▶ Set exercise:
Select, from the data, each line where "that" occurs.

▶ Supplied material:
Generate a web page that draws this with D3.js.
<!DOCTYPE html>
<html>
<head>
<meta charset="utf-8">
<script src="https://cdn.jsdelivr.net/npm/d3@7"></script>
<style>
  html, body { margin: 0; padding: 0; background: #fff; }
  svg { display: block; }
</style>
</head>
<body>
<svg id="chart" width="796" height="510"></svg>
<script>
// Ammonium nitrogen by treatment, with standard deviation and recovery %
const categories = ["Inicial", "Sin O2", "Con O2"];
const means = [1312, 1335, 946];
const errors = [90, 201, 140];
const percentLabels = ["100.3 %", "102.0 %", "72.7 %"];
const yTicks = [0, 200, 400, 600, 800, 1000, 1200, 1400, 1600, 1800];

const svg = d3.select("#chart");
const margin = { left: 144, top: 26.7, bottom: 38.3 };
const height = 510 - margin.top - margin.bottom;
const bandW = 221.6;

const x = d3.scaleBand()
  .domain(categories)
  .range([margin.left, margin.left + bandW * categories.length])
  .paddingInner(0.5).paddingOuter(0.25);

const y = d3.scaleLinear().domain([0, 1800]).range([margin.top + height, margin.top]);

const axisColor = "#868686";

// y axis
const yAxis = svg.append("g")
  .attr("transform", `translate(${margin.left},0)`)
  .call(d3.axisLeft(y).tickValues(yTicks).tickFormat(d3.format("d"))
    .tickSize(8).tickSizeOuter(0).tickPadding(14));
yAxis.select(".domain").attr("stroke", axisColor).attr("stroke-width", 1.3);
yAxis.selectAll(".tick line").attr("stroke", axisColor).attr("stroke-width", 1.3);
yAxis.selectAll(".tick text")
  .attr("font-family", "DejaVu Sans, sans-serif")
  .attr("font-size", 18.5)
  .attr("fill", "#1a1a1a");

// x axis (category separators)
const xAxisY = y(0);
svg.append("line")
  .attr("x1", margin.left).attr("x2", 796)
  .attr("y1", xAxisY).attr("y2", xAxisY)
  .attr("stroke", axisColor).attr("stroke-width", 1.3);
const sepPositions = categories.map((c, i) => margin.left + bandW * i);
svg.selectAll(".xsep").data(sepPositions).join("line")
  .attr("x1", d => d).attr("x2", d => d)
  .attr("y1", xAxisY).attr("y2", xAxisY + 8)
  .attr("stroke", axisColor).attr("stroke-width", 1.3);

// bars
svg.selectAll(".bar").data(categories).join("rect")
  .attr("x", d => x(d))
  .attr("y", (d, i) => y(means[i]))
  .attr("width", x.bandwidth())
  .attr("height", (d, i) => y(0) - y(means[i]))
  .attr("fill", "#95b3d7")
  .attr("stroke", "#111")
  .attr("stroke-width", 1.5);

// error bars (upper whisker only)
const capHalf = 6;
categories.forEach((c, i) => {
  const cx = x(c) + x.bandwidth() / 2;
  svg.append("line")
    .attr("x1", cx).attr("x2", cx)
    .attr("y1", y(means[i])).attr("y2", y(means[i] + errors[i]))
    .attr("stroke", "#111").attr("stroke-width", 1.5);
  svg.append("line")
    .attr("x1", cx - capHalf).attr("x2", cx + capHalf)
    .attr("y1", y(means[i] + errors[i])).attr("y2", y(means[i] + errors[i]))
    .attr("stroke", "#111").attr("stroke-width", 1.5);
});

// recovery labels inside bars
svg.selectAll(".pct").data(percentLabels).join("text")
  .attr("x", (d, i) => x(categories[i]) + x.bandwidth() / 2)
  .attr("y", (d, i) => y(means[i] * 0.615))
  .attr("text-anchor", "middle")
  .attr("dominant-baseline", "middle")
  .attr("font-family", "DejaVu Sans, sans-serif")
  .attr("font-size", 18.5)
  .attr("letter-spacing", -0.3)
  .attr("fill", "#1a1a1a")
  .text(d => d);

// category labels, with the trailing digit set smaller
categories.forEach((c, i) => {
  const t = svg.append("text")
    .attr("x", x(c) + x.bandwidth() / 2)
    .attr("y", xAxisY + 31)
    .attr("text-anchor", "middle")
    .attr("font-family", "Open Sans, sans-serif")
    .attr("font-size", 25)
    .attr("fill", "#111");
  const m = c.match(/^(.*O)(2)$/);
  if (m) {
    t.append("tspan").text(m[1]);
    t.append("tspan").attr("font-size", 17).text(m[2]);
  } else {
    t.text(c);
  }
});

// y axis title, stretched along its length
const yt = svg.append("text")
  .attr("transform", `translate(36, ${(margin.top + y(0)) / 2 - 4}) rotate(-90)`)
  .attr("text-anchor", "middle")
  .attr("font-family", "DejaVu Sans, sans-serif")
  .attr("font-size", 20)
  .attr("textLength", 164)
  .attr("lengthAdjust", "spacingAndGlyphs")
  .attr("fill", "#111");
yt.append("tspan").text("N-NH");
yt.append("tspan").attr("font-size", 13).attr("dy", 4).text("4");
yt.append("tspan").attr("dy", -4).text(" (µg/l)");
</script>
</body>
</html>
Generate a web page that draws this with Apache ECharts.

...

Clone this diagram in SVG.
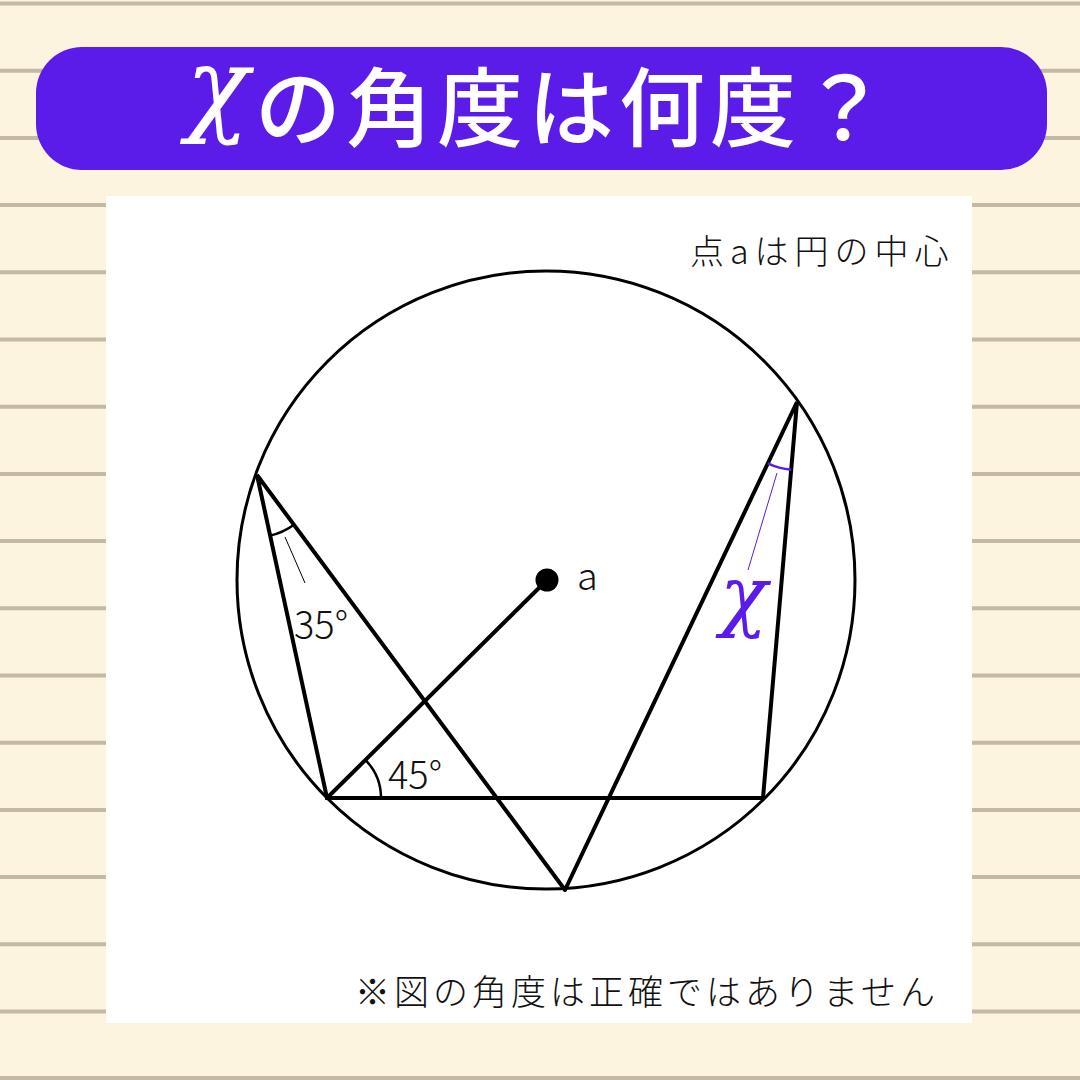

▶ Exercise result:
Generate a web page that draws this with D3.js.
Generate a web page that draws this with Apache ECharts.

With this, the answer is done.